Curioso anche come dopo la sbornia no-gender degli anni scorsi, il capo più no-gender al momento sia stato adottato da quella generazione il cui binarismo non vedevamo l’ora di combattere. Il centogrammi infatti non si lascia categorizzare, la sua è una vocazione apertamente maggioritaria e interclassista, niente a che vedere per intenderci con i gilet dei finance bros e le derive della destra ultraliberista o fascistoide.

Il centogrammi è fieramente, ostentatamente centrista. Non è polarizzante. Non è elitario. È la Democrazia Cristiana dell’outerwear. È inclusività nel senso più tiepido e uterino del termine. In quanti oggetti possiamo oggi riconoscere queste qualità? Forse antiquate, ma certo rassicuranti, e dio solo sa quanto poco rassicuranti siano i tempi che stiamo passando.

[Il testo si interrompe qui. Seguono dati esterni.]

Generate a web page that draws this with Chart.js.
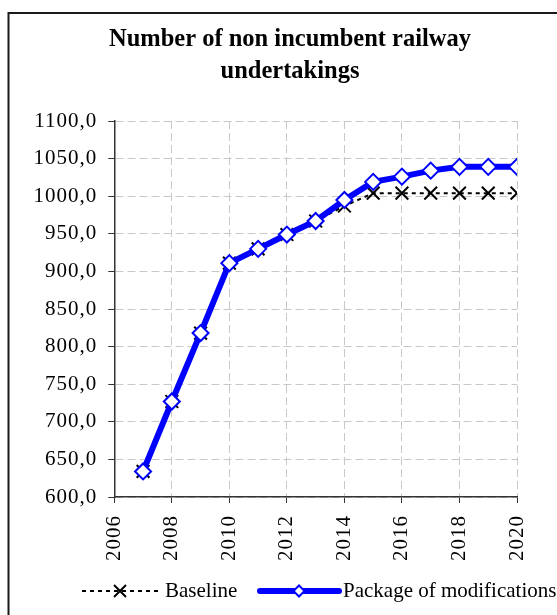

E così, poi forse per osmosi, curiosità, neuroni a specchio dell’affetto e dell’amore che proviamo per i nostri genitori, un giorno ci siamo trovati per caso in una catena giapponese a soppesare e tastare questi oggetti che da brutti hanno cominciato a sembrarci bizzarri ma simpatici. A pensare che alla fine il cappotto lungo è bello, bellissimo, ma è anche vero che non tiene mai caldo quanto vorresti. Che alla fine male che vada lo puoi usare per quei weekend in montagna, oppure per quel viaggio in Islanda, anche solo per proteggerti un po’ dal vento. Tanto è così leggero che se lo metti sotto al cappotto non si vede, e se sei abbastanza svelto da toglierti tutto insieme con gesto abile non se ne accorgerà nessuno.